begin Entries shown
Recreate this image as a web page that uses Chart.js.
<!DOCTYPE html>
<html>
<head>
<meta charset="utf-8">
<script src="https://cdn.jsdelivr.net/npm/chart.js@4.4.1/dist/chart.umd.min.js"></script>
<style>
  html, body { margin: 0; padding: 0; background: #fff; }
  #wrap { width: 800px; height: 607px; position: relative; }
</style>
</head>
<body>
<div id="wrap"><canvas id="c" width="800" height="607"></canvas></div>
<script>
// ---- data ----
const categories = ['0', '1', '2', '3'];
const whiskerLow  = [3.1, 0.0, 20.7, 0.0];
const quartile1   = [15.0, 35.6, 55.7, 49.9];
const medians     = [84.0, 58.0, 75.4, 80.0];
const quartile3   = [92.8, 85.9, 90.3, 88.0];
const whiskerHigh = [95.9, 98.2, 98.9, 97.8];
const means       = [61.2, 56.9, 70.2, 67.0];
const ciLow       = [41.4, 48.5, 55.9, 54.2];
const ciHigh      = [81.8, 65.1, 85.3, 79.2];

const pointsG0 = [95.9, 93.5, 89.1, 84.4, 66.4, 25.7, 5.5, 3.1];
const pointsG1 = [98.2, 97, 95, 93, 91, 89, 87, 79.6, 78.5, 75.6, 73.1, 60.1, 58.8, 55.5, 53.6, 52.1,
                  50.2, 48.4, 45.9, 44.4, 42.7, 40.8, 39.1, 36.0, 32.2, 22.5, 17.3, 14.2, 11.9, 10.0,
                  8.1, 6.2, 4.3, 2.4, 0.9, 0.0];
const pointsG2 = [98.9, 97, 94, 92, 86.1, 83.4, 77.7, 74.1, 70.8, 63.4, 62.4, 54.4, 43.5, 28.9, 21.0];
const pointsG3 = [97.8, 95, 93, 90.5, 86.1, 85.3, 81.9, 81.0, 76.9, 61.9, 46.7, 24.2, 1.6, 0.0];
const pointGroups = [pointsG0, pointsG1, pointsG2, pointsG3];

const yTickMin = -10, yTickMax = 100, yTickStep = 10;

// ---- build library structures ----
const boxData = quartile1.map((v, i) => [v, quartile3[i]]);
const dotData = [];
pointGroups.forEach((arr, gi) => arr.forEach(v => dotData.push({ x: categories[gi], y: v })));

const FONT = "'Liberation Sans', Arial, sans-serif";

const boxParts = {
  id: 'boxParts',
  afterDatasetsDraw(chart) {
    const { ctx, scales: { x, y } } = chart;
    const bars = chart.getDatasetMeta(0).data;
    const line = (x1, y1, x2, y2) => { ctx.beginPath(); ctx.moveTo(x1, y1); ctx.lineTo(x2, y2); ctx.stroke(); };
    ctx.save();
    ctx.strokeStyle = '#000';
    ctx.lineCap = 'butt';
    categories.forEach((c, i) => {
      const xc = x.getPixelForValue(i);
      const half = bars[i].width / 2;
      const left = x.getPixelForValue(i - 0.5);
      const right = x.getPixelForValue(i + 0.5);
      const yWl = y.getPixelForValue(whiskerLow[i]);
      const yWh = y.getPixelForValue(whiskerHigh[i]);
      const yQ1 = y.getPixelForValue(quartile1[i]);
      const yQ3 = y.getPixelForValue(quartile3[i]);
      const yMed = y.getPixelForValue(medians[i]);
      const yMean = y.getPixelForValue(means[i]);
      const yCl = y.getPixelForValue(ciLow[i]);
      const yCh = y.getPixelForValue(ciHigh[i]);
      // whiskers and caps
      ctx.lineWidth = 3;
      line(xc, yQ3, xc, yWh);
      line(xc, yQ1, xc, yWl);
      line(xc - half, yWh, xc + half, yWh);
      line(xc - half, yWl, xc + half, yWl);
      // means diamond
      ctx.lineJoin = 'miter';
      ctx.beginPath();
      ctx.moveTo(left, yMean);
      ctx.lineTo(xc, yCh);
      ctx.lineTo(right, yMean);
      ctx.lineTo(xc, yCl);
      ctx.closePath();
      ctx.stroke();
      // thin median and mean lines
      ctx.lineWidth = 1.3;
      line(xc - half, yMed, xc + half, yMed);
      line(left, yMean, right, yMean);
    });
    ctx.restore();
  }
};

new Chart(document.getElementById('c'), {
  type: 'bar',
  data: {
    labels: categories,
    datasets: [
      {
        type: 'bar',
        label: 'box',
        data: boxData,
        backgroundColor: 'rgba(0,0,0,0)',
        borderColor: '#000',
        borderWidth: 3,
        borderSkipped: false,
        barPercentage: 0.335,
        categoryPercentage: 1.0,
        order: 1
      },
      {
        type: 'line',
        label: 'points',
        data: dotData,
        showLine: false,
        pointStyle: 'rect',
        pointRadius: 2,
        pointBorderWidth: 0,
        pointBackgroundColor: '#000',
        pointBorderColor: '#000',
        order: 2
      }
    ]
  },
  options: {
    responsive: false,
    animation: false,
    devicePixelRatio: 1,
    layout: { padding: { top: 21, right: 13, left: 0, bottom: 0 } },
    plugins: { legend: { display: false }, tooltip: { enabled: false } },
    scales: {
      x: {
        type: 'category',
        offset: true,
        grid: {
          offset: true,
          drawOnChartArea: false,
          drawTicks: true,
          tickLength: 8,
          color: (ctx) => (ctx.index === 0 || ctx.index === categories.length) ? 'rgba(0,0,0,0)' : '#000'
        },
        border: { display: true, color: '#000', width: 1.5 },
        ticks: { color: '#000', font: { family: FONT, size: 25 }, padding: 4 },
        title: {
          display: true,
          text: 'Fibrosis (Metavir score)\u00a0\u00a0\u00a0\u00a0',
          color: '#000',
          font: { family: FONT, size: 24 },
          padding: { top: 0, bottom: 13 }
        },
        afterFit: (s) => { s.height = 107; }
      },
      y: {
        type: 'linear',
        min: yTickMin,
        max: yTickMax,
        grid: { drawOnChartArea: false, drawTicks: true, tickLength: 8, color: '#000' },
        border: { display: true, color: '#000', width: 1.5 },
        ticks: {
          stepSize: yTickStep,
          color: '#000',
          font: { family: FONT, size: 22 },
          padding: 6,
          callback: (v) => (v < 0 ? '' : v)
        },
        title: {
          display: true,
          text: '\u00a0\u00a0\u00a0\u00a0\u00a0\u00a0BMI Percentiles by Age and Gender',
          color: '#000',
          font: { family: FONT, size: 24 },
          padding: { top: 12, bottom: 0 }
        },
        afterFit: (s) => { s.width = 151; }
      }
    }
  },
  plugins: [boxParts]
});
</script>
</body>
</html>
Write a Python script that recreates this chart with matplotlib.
end Entries shown
_What the exercise asks_. Go through the records above and set each one down exactly, please.

_Exercise result_.
Recreate this image as a web page that uses Chart.js.
<!DOCTYPE html>
<html>
<head>
<meta charset="utf-8">
<script src="https://cdn.jsdelivr.net/npm/chart.js@4.4.1/dist/chart.umd.min.js"></script>
<style>
  html, body { margin: 0; padding: 0; background: #fff; }
  #wrap { width: 800px; height: 607px; position: relative; }
</style>
</head>
<body>
<div id="wrap"><canvas id="c" width="800" height="607"></canvas></div>
<script>
// ---- data ----
const categories = ['0', '1', '2', '3'];
const whiskerLow  = [3.1, 0.0, 20.7, 0.0];
const quartile1   = [15.0, 35.6, 55.7, 49.9];
const medians     = [84.0, 58.0, 75.4, 80.0];
const quartile3   = [92.8, 85.9, 90.3, 88.0];
const whiskerHigh = [95.9, 98.2, 98.9, 97.8];
const means       = [61.2, 56.9, 70.2, 67.0];
const ciLow       = [41.4, 48.5, 55.9, 54.2];
const ciHigh      = [81.8, 65.1, 85.3, 79.2];

const pointsG0 = [95.9, 93.5, 89.1, 84.4, 66.4, 25.7, 5.5, 3.1];
const pointsG1 = [98.2, 97, 95, 93, 91, 89, 87, 79.6, 78.5, 75.6, 73.1, 60.1, 58.8, 55.5, 53.6, 52.1,
                  50.2, 48.4, 45.9, 44.4, 42.7, 40.8, 39.1, 36.0, 32.2, 22.5, 17.3, 14.2, 11.9, 10.0,
                  8.1, 6.2, 4.3, 2.4, 0.9, 0.0];
const pointsG2 = [98.9, 97, 94, 92, 86.1, 83.4, 77.7, 74.1, 70.8, 63.4, 62.4, 54.4, 43.5, 28.9, 21.0];
const pointsG3 = [97.8, 95, 93, 90.5, 86.1, 85.3, 81.9, 81.0, 76.9, 61.9, 46.7, 24.2, 1.6, 0.0];
const pointGroups = [pointsG0, pointsG1, pointsG2, pointsG3];

const yTickMin = -10, yTickMax = 100, yTickStep = 10;

// ---- build library structures ----
const boxData = quartile1.map((v, i) => [v, quartile3[i]]);
const dotData = [];
pointGroups.forEach((arr, gi) => arr.forEach(v => dotData.push({ x: categories[gi], y: v })));

const FONT = "'Liberation Sans', Arial, sans-serif";

const boxParts = {
  id: 'boxParts',
  afterDatasetsDraw(chart) {
    const { ctx, scales: { x, y } } = chart;
    const bars = chart.getDatasetMeta(0).data;
    const line = (x1, y1, x2, y2) => { ctx.beginPath(); ctx.moveTo(x1, y1); ctx.lineTo(x2, y2); ctx.stroke(); };
    ctx.save();
    ctx.strokeStyle = '#000';
    ctx.lineCap = 'butt';
    categories.forEach((c, i) => {
      const xc = x.getPixelForValue(i);
      const half = bars[i].width / 2;
      const left = x.getPixelForValue(i - 0.5);
      const right = x.getPixelForValue(i + 0.5);
      const yWl = y.getPixelForValue(whiskerLow[i]);
      const yWh = y.getPixelForValue(whiskerHigh[i]);
      const yQ1 = y.getPixelForValue(quartile1[i]);
      const yQ3 = y.getPixelForValue(quartile3[i]);
      const yMed = y.getPixelForValue(medians[i]);
      const yMean = y.getPixelForValue(means[i]);
      const yCl = y.getPixelForValue(ciLow[i]);
      const yCh = y.getPixelForValue(ciHigh[i]);
      // whiskers and caps
      ctx.lineWidth = 3;
      line(xc, yQ3, xc, yWh);
      line(xc, yQ1, xc, yWl);
      line(xc - half, yWh, xc + half, yWh);
      line(xc - half, yWl, xc + half, yWl);
      // means diamond
      ctx.lineJoin = 'miter';
      ctx.beginPath();
      ctx.moveTo(left, yMean);
      ctx.lineTo(xc, yCh);
      ctx.lineTo(right, yMean);
      ctx.lineTo(xc, yCl);
      ctx.closePath();
      ctx.stroke();
      // thin median and mean lines
      ctx.lineWidth = 1.3;
      line(xc - half, yMed, xc + half, yMed);
      line(left, yMean, right, yMean);
    });
    ctx.restore();
  }
};

new Chart(document.getElementById('c'), {
  type: 'bar',
  data: {
    labels: categories,
    datasets: [
      {
        type: 'bar',
        label: 'box',
        data: boxData,
        backgroundColor: 'rgba(0,0,0,0)',
        borderColor: '#000',
        borderWidth: 3,
        borderSkipped: false,
        barPercentage: 0.335,
        categoryPercentage: 1.0,
        order: 1
      },
      {
        type: 'line',
        label: 'points',
        data: dotData,
        showLine: false,
        pointStyle: 'rect',
        pointRadius: 2,
        pointBorderWidth: 0,
        pointBackgroundColor: '#000',
        pointBorderColor: '#000',
        order: 2
      }
    ]
  },
  options: {
    responsive: false,
    animation: false,
    devicePixelRatio: 1,
    layout: { padding: { top: 21, right: 13, left: 0, bottom: 0 } },
    plugins: { legend: { display: false }, tooltip: { enabled: false } },
    scales: {
      x: {
        type: 'category',
        offset: true,
        grid: {
          offset: true,
          drawOnChartArea: false,
          drawTicks: true,
          tickLength: 8,
          color: (ctx) => (ctx.index === 0 || ctx.index === categories.length) ? 'rgba(0,0,0,0)' : '#000'
        },
        border: { display: true, color: '#000', width: 1.5 },
        ticks: { color: '#000', font: { family: FONT, size: 25 }, padding: 4 },
        title: {
          display: true,
          text: 'Fibrosis (Metavir score)\u00a0\u00a0\u00a0\u00a0',
          color: '#000',
          font: { family: FONT, size: 24 },
          padding: { top: 0, bottom: 13 }
        },
        afterFit: (s) => { s.height = 107; }
      },
      y: {
        type: 'linear',
        min: yTickMin,
        max: yTickMax,
        grid: { drawOnChartArea: false, drawTicks: true, tickLength: 8, color: '#000' },
        border: { display: true, color: '#000', width: 1.5 },
        ticks: {
          stepSize: yTickStep,
          color: '#000',
          font: { family: FONT, size: 22 },
          padding: 6,
          callback: (v) => (v < 0 ? '' : v)
        },
        title: {
          display: true,
          text: '\u00a0\u00a0\u00a0\u00a0\u00a0\u00a0BMI Percentiles by Age and Gender',
          color: '#000',
          font: { family: FONT, size: 24 },
          padding: { top: 12, bottom: 0 }
        },
        afterFit: (s) => { s.width = 151; }
      }
    }
  },
  plugins: [boxParts]
});
</script>
</body>
</html>
Write a Python script that recreates this chart with matplotlib.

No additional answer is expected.